» **TO DO**
Leaving the pictures out, print the lines from the first line of the listing through the line containing "GREY = '#262626'", exactly as they read, and no others.

» **SOURCE EXCERPT**
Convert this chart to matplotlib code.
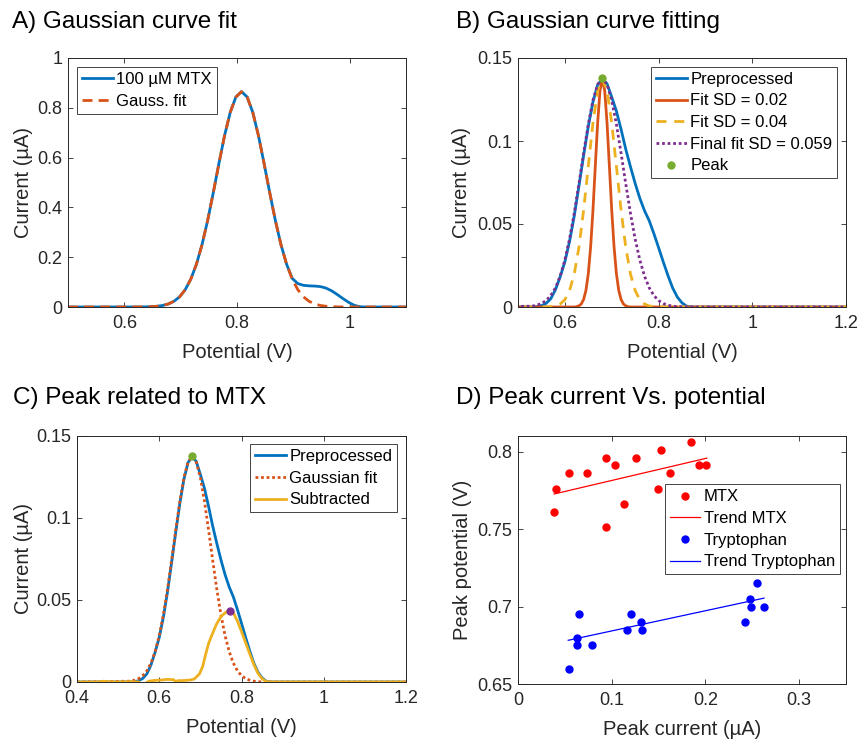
import numpy as np
import matplotlib
matplotlib.use('Agg')
import matplotlib.pyplot as plt
from matplotlib.ticker import FuncFormatter

plt.rcParams['font.family'] = ['Liberation Sans', 'DejaVu Sans']

# matlab default colours
BLUE = '#0072BD'
ORANGE = '#D95319'
YELLOW = '#EDB120'
PURPLE = '#7E2F8E'
GREEN = '#77AC30'
GREY = '#262626'

# ---- panel A: 100 uM MTX voltammogram and its gaussian fit
a_potential = [0.500, 0.628, 0.638, 0.648, 0.658, 0.668, 0.678, 0.688, 0.698, 0.708,
               0.718, 0.728, 0.738, 0.748, 0.758, 0.768, 0.778, 0.788, 0.798, 0.808,
               0.818, 0.828, 0.838, 0.848, 0.858, 0.868, 0.878, 0.888, 0.898, 0.908,
               0.918, 0.928, 0.938, 0.948, 0.958, 0.968, 0.978, 0.988, 0.998, 1.008,
               1.018, 1.028, 1.100]
a_signal = [0.0, 0.0002, 0.0006, 0.0013, 0.0030, 0.0061, 0.0121, 0.0228, 0.0407, 0.0692,
            0.1119, 0.1719, 0.2510, 0.3485, 0.4601, 0.5775, 0.6892, 0.7819, 0.8434, 0.865,
            0.8434, 0.7819, 0.6892, 0.5775, 0.4601, 0.3485, 0.2510, 0.1720, 0.1150, 0.0940,
            0.0870, 0.0850, 0.0840, 0.0820, 0.0760, 0.0650, 0.0500, 0.0340, 0.0190, 0.0070,
            0.0010, 0.0, 0.0]
a_fit = [0.0, 0.0002, 0.0006, 0.0013, 0.0030, 0.0061, 0.0121, 0.0228, 0.0407, 0.0692,
         0.1119, 0.1719, 0.2510, 0.3485, 0.4601, 0.5775, 0.6892, 0.7819, 0.8434, 0.865,
         0.8434, 0.7819, 0.6892, 0.5775, 0.4601, 0.3485, 0.2510, 0.1719, 0.1119, 0.0692,
         0.0407, 0.0228, 0.0121, 0.0061, 0.0030, 0.0013, 0.0006, 0.0002, 0.0, 0.0,
         0.0, 0.0, 0.0]

# ---- panel B / C: preprocessed signal and gaussian fits
b_potential = [0.40, 0.53, 0.54, 0.55, 0.56, 0.57, 0.58, 0.59, 0.60, 0.61,
               0.62, 0.63, 0.64, 0.65, 0.66, 0.67, 0.68, 0.69, 0.70, 0.71,
               0.72, 0.73, 0.74, 0.75, 0.76, 0.77, 0.78, 0.79, 0.80, 0.81,
               0.82, 0.83, 0.84, 0.85, 0.86, 0.87, 0.88, 0.90, 1.20]
preprocessed = [0.0, 0.0, 0.0002, 0.0008, 0.0022, 0.0050, 0.0105, 0.0182, 0.0272, 0.0395,
                0.0548, 0.0728, 0.0912, 0.1088, 0.1236, 0.1338, 0.1375, 0.1345, 0.1265, 0.1180,
                0.1070, 0.0950, 0.0845, 0.0745, 0.0655, 0.0580, 0.0520, 0.0442, 0.0358, 0.0272,
                0.0190, 0.0115, 0.0060, 0.0025, 0.0005, 0.0, 0.0, 0.0, 0.0]
fit_sd04 = [0.0, 0.0, 0.0, 0.0, 0.0, 0.0002, 0.0006, 0.0018, 0.0044, 0.0099,
            0.0199, 0.0359, 0.0582, 0.0848, 0.1109, 0.1303, 0.1375, 0.1303, 0.1109, 0.0848,
            0.0582, 0.0359, 0.0199, 0.0099, 0.0044, 0.0018, 0.0006, 0.0002, 0.0, 0.0,
            0.0, 0.0, 0.0, 0.0, 0.0, 0.0, 0.0, 0.0, 0.0]
fit_final = [0.0, 0.0005, 0.0011, 0.0021, 0.0039, 0.0069, 0.0116, 0.0186, 0.0283, 0.0410,
             0.0565, 0.0742, 0.0926, 0.1101, 0.1246, 0.1341, 0.1375, 0.1341, 0.1246, 0.1101,
             0.0926, 0.0742, 0.0565, 0.0410, 0.0283, 0.0186, 0.0116, 0.0069, 0.0039, 0.0021,
             0.0011, 0.0005, 0.0002, 0.0001, 0.0, 0.0, 0.0, 0.0, 0.0]

sd02_potential = [0.40, 0.62, 0.625, 0.63, 0.635, 0.64, 0.645, 0.65, 0.655, 0.66,
                  0.665, 0.67, 0.675, 0.68, 0.685, 0.69, 0.695, 0.70, 0.705, 0.71,
                  0.715, 0.72, 0.725, 0.73, 0.735, 0.74, 1.20]
fit_sd02 = [0.0, 0.0, 0.0002, 0.0007, 0.0018, 0.0045, 0.0100, 0.0201, 0.0362, 0.0585,
            0.0850, 0.1110, 0.1304, 0.1375, 0.1304, 0.1110, 0.0850, 0.0585, 0.0362, 0.0201,
            0.0100, 0.0045, 0.0018, 0.0007, 0.0002, 0.0, 0.0]

peak1_x, peak1_y = 0.679, 0.1378
peak2_x, peak2_y = 0.772, 0.0435

# subtracted signal (preprocessed minus gaussian fit)
sub_potential = [0.40, 0.45, 0.465, 0.475, 0.50, 0.53, 0.55, 0.56, 0.565, 0.575,
                 0.59, 0.605, 0.62, 0.635, 0.64, 0.645, 0.66, 0.675, 0.685, 0.69,
                 0.698, 0.706, 0.714, 0.72, 0.727, 0.739, 0.751, 0.763, 0.772, 0.78,
                 0.79, 0.80, 0.81, 0.82, 0.83, 0.84, 0.85, 0.86, 0.87, 1.20]
subtracted = [0.0, 0.0, 0.0005, 0.0002, 0.0, 0.0002, 0.0, -0.0015, -0.0010, 0.0005,
              0.0010, 0.0012, 0.0016, 0.0014, 0.0002, 0.0008, 0.0009, 0.0012, 0.0018, 0.0030,
              0.0050, 0.0098, 0.0180, 0.0235, 0.0280, 0.0352, 0.0402, 0.0427, 0.0435, 0.0423,
              0.0372, 0.0308, 0.0240, 0.0172, 0.0107, 0.0053, 0.0020, 0.0003, 0.0, 0.0]

# ---- panel D: peak current vs peak potential
mtx_current = [0.038, 0.041, 0.054, 0.074, 0.094, 0.094, 0.104, 0.113, 0.126, 0.149,
               0.153, 0.162, 0.185, 0.193, 0.201]
mtx_potential = [0.761, 0.776, 0.786, 0.786, 0.796, 0.751, 0.791, 0.766, 0.796, 0.776,
                 0.801, 0.786, 0.806, 0.791, 0.791]
trp_current = [0.054, 0.063, 0.063, 0.065, 0.079, 0.116, 0.121, 0.131, 0.132, 0.242,
               0.248, 0.249, 0.255, 0.262]
trp_potential = [0.660, 0.680, 0.675, 0.695, 0.675, 0.685, 0.695, 0.690, 0.685, 0.690,
                 0.705, 0.700, 0.715, 0.700]
trend_mtx_x = [0.0386, 0.2014]
trend_mtx_y = [0.7726, 0.7957]
trend_trp_x = [0.0536, 0.2625]
trend_trp_y = [0.6782, 0.7054]

W, H = 861, 740
fig = plt.figure(figsize=(W / 100, H / 100), dpi=100)


def px_axes(left, top, right, bottom):
    return fig.add_axes([left / W, 1 - bottom / H, (right - left) / W, (bottom - top) / H])


fmt = FuncFormatter(lambda v, p: f'{v:g}')


def style(ax, xticks, yticks, xlim, ylim):
    ax.set_xlim(*xlim)
    ax.set_ylim(*ylim)
    ax.set_xticks(xticks)
    ax.set_yticks(yticks)
    ax.xaxis.set_major_formatter(fmt)
    ax.yaxis.set_major_formatter(fmt)
    ax.tick_params(direction='in', top=True, right=True, length=3.5, width=0.6,
                   labelsize=13, colors=GREY)
    ax.tick_params(axis='x', pad=6)
    ax.tick_params(axis='y', pad=4)
    for s in ax.spines.values():
        s.set_color(GREY)
        s.set_linewidth(0.7)


def legend(ax, loc, anchor):
    leg = ax.legend(loc=loc, bbox_to_anchor=anchor, borderaxespad=0, fontsize=12,
                    fancybox=False, edgecolor=GREY, framealpha=1, borderpad=0.3,
                    handlelength=1.85, handletextpad=0.2, labelspacing=0.4)
    leg.get_frame().set_linewidth(0.6)
    return leg


lw = 2.0

# A
axA = px_axes(68, 58, 406, 307)
axA.plot(a_potential, a_signal, color=BLUE, lw=lw, label='100 µM MTX')
axA.plot(a_potential, a_fit, color=ORANGE, lw=lw, dashes=(3.6, 2.2), label='Gauss. fit')
style(axA, [0.6, 0.8, 1.0], [0, 0.2, 0.4, 0.6, 0.8, 1.0], (0.5, 1.1), (0, 1))
legend(axA, 'upper left', (0.027, 0.964))
axA.set_xlabel('Potential (V)', fontsize=14.5, color=GREY)
axA.set_ylabel('Current (µA)', fontsize=14.5, color=GREY)
axA.xaxis.set_label_coords(0.5, -0.145)
axA.yaxis.set_label_coords(-0.104, 0.5)

# B
axB = px_axes(518, 58, 846, 307)
axB.plot(b_potential, preprocessed, color=BLUE, lw=lw, label='Preprocessed')
axB.plot(sd02_potential, fit_sd02, color=ORANGE, lw=lw, label='Fit SD = 0.02')
axB.plot(b_potential, fit_sd04, color=YELLOW, lw=lw, dashes=(3.6, 2.8), label='Fit SD = 0.04')
axB.plot(b_potential, fit_final, color=PURPLE, lw=lw, dashes=(1, 1), label='Final fit SD = 0.059')
axB.plot([peak1_x], [peak1_y], 'o', color=GREEN, ms=5, label='Peak')
style(axB, [0.6, 0.8, 1.0, 1.2], [0, 0.05, 0.1, 0.15], (0.5, 1.2), (0, 0.15))
legend(axB, 'upper right', (0.9735, 0.965))
axB.set_xlabel('Potential (V)', fontsize=14.5, color=GREY)
axB.set_ylabel('Current (µA)', fontsize=14.5, color=GREY)
axB.xaxis.set_label_coords(0.5, -0.145)
axB.yaxis.set_label_coords(-0.143, 0.5)

# C
axC = px_axes(77, 436, 406, 682)
axC.plot(b_potential, preprocessed, color=BLUE, lw=lw, label='Preprocessed')
axC.plot(b_potential, fit_final, color=ORANGE, lw=lw, dashes=(1, 1), label='Gaussian fit')
axC.plot(sub_potential, subtracted, color=YELLOW, lw=lw, label='Subtracted')
axC.plot([peak1_x], [peak1_y], 'o', color=GREEN, ms=5)
axC.plot([peak2_x], [peak2_y], 'o', color=PURPLE, ms=5)
style(axC, [0.4, 0.6, 0.8, 1.0, 1.2], [0, 0.05, 0.1, 0.15], (0.4, 1.2), (0, 0.15))
legend(axC, 'upper right', (0.9736, 0.967))
axC.set_xlabel('Potential (V)', fontsize=14.5, color=GREY)
axC.set_ylabel('Current (µA)', fontsize=14.5, color=GREY)
axC.xaxis.set_label_coords(0.5, -0.146)
axC.yaxis.set_label_coords(-0.133, 0.5)

# D
axD = px_axes(518, 436, 846, 684)
axD.plot(mtx_current, mtx_potential, 'o', color='r', ms=5, label='MTX')
axD.plot(trend_mtx_x, trend_mtx_y, color='r', lw=0.9, label='Trend MTX')
axD.plot(trp_current, trp_potential, 'o', color='b', ms=5, label='Tryptophan')
axD.plot(trend_trp_x, trend_trp_y, color='b', lw=0.9, label='Trend Tryptophan')
style(axD, [0, 0.1, 0.2, 0.3], [0.65, 0.7, 0.75, 0.8], (0, 0.35), (0.65, 0.81))
legend(axD, 'upper right', (0.9817, 0.805))
axD.set_xlabel('Peak current (µA)', fontsize=14.5, color=GREY)
axD.set_ylabel('Peak potential (V)', fontsize=14.5, color=GREY)
axD.xaxis.set_label_coords(0.5, -0.147)
axD.yaxis.set_label_coords(-0.141, 0.5)

# panel titles
title_kw = dict(fontsize=17.5, ha='left', va='center')
fig.text(12 / W, 1 - 22 / H, 'A) Gaussian curve fit', **title_kw)
fig.text(456 / W, 1 - 22 / H, 'B) Gaussian curve fitting', **title_kw)
fig.text(13 / W, 1 - 398 / H, 'C) Peak related to MTX', **title_kw)
fig.text(456 / W, 1 - 398 / H, 'D) Peak current Vs. potential', **title_kw)

fig.savefig('out.png', dpi=100)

» **ANSWER FOR THIS EXERCISE**
Convert this chart to matplotlib code.
import numpy as np
import matplotlib
matplotlib.use('Agg')
import matplotlib.pyplot as plt
from matplotlib.ticker import FuncFormatter

plt.rcParams['font.family'] = ['Liberation Sans', 'DejaVu Sans']

# matlab default colours
BLUE = '#0072BD'
ORANGE = '#D95319'
YELLOW = '#EDB120'
PURPLE = '#7E2F8E'
GREEN = '#77AC30'
GREY = '#262626'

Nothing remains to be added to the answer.